> _What you should do_
Scan the data for lines with "that" and report the count by itself.

* START Data lines *

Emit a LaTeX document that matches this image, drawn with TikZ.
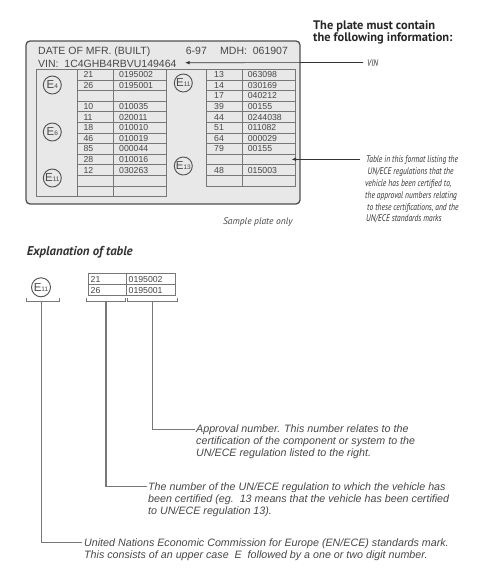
\documentclass[tikz,border=0pt]{standalone}
\usepackage{fontspec}
\setmainfont{Liberation Sans}
\newfontfamily\headfont{PT Sans}
\newfontfamily\condfont{PT Sans}[FakeStretch=0.78]
\usetikzlibrary{arrows.meta,calc}
\definecolor{txt}{HTML}{474747}
\definecolor{plate}{HTML}{E8E8E8}
\definecolor{edge}{HTML}{505050}
\definecolor{gridc}{HTML}{777777}
\tikzset{
  platetxt/.style={font=\fontsize{10.5}{12}\selectfont, text=txt, inner sep=0pt, anchor=base west},
  cell/.style={font=\fontsize{8.7}{10}\selectfont, text=txt, inner sep=0pt, anchor=west},
  emark/.style={circle, draw=edge, line width=0.9pt, minimum size=18pt, inner sep=0pt, text=txt, font=\fontsize{11.5}{11.5}\selectfont},
  gridline/.style={draw=gridc, line width=0.7pt},
  gridthick/.style={draw=gridc, line width=1.1pt},
  note/.style={font=\condfont\itshape\fontsize{9.6}{11}\selectfont, text=black!80, inner sep=0pt, anchor=base west},
  expl/.style={font=\itshape\fontsize{10.7}{12}\selectfont, text=txt, inner sep=0pt, anchor=base west},
  lead/.style={draw=gridc, line width=1.3pt},
  ptr/.style={draw=black!80, line width=0.7pt, {Latex[length=4.5pt,width=3.5pt]}-},
  heading/.style={font=\headfont\bfseries\fontsize{12.4}{14}\selectfont, text=black!85, inner sep=0pt, anchor=base west}
}
\newcommand{\emk}[1]{E{\fontsize{6.5}{6.5}\selectfont #1}}
\begin{document}
\begin{tikzpicture}[x=1pt,y=-1pt]
\useasboundingbox (0,0) rectangle (500,579);
\fill[white] (0,0) rectangle (500,579);

% heading
\node[heading] (h1) at (313,29.5) {The plate must contain};
\node[heading] (h2) at (313,41.5) {the following information:};

% plate
\draw[edge, fill=plate, line width=1.3pt, rounded corners=4pt] (26,41) rectangle (300,204);
\node[platetxt] (date) at (38,54) {DATE OF MFR. (BUILT)};
\node[platetxt] (yr) at (185.7,54) {6-97};
\node[platetxt] (mdh) at (220,54) {MDH:\ \ 061907};
\node[platetxt] (vin) at (38,67) {VIN:\ \ 1C4GHB4RBVU149464};

% table frames
\draw[gridline] (36,69.3) rectangle (166,196.5);
\draw[gridline] (77.3,69.3) -- (77.3,196.5);
\draw[gridline] (113.7,69.3) -- (113.7,196.5);
\draw[gridline] (166,69.3) -- (206.7,69.3);
\draw[gridline] (206.7,69.3) rectangle (295,185.9);
\draw[gridline] (242.7,69.3) -- (242.7,185.9);
\foreach \i in {1,2,4,5,6,7,9,11}
  \draw[gridline] (77.3,69.3+\i*10.6) -- (166,69.3+\i*10.6);
\foreach \i in {3,8,10}
  \draw[gridthick] (77.3,69.3+\i*10.6) -- (166,69.3+\i*10.6);
\foreach \i in {1,...,10}
  \draw[gridline] (206.7,69.3+\i*10.6) -- (295,69.3+\i*10.6);

\foreach \r/\n/\a in {0/21/0195002,1/26/0195001,3/10/010035,4/11/020011,5/18/010010,6/46/010019,7/85/000044,8/28/010016,9/12/030263}{
  \node[cell] (ln\r) at (83.3,69.3+\r*10.6+5.5) {\n};
  \node[cell] (la\r) at (119,69.3+\r*10.6+5.5) {\a};
}
\foreach \r/\n/\a in {0/13/063098,1/14/030169,2/17/040212,3/39/00155,4/44/0244038,5/51/011082,6/64/000029,7/79/00155,9/48/015003}{
  \node[cell] (rn\r) at (214,69.3+\r*10.6+5.5) {\n};
  \node[cell] (ra\r) at (247.7,69.3+\r*10.6+5.5) {\a};
}

% E marks
\node[emark] (e4) at (52.3,85) {\emk{4}};
\node[emark] (e6) at (52.3,132) {\emk{6}};
\node[emark] (e11a) at (52.3,178) {\emk{11}};
\node[emark] (e11b) at (183.3,83) {\emk{11}};
\node[emark] (e13) at (183.3,166) {\emk{13}};

% right notes
\coordinate (vintip) at (185,62.7);
\node[note] (vinlbl) at (367,66.2) {VIN};
\draw[ptr] (vintip) -- ($(vinlbl.west)+(-4,-0.3)$);

\node[note] (t1) at (366,162.8) {Table in this format listing the};
\node[note] (t2) at ($(t1.base west)+(1.5,11.8)$) {UN/ECE regulations that the};
\node[note] (t3) at ($(t1.base west)+(-1,23.6)$) {vehicle has been certified to,};
\node[note] (t4) at ($(t1.base west)+(-1,35.4)$) {the approval numbers relating};
\node[note] (t5) at ($(t1.base west)+(1,47.2)$) {to these certifications, and the};
\node[note] (t6) at ($(t1.base west)+(0,59)$) {UN/ECE standards marks};
\coordinate (tbltip) at (291.5,159.3);
\draw[ptr] (tbltip) -- (360,159.3);

\node[font=\headfont\itshape\fontsize{9.5}{11}\selectfont, text=txt, inner sep=0pt, anchor=base west] (sample) at (223,224) {Sample plate only};

% explanation
\node[font=\headfont\bfseries\itshape\fontsize{12.8}{14}\selectfont, text=black!80, inner sep=0pt, anchor=base west] (expt) at (26.7,255) {Explanation of table};

\node[emark, minimum size=19pt] (ex) at (41,287.3) {\emk{11}};
\draw[gridline] (88.3,273.3) rectangle (175,295);
\draw[gridline] (126,273.3) -- (126,295);
\draw[gridline] (88.3,284.3) -- (175,284.3);
\node[cell] (xn0) at (90.5,279) {21};
\node[cell] (xa0) at (128.5,279) {0195002};
\node[cell] (xn1) at (90.5,290) {26};
\node[cell] (xa1) at (128.5,290) {0195001};

% brackets
\draw[lead, line width=1pt] (26.7,297.5) -- (26.7,301) -- (59.3,301) -- (59.3,297.5);
\draw[lead, line width=1pt] (86.7,297.5) -- (86.7,301) -- (125,301) -- (125,297.5);
\draw[lead, line width=1pt] (127.3,297.5) -- (127.3,301) -- (177.3,301) -- (177.3,297.5);
\coordinate (b1) at (41.5,301);
\coordinate (b2) at (106,301);
\coordinate (b3) at (152.5,301);

% explanation texts
\node[expl] (a1) at (196,432.5) {Approval number. This number relates to the};
\node[expl] (a2) at ($(a1.base west)+(0,12.2)$) {certification of the component or system to the};
\node[expl] (a3) at ($(a1.base west)+(0,24.4)$) {UN/ECE regulation listed to the right.};

\node[expl] (n1) at (148,490) {The number of the UN/ECE regulation to which the vehicle has};
\node[expl] (n2) at ($(n1.base west)+(0,12.2)$) {been certified (eg.\ \ 13 means that the vehicle has been certified};
\node[expl] (n3) at ($(n1.base west)+(0,24.4)$) {to UN/ECE regulation 13).};

\node[expl] (u1) at (84,546) {United Nations Economic Commission for Europe (EN/ECE) standards mark.};
\node[expl] (u2) at ($(u1.base west)+(0,12.2)$) {This consists of an upper case\ \ E\ \ followed by a one or two digit number.};

\draw[lead] (b3) |- ($(a1.base west)+(-1,-3.2)$);
\draw[lead] (b2) |- ($(n1.base west)+(-1,-3.2)$);
\draw[lead] (b1) |- ($(u1.base west)+(-2.5,-3.2)$);
\end{tikzpicture}
\end{document}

* END Data lines *

> _Worked solution_
3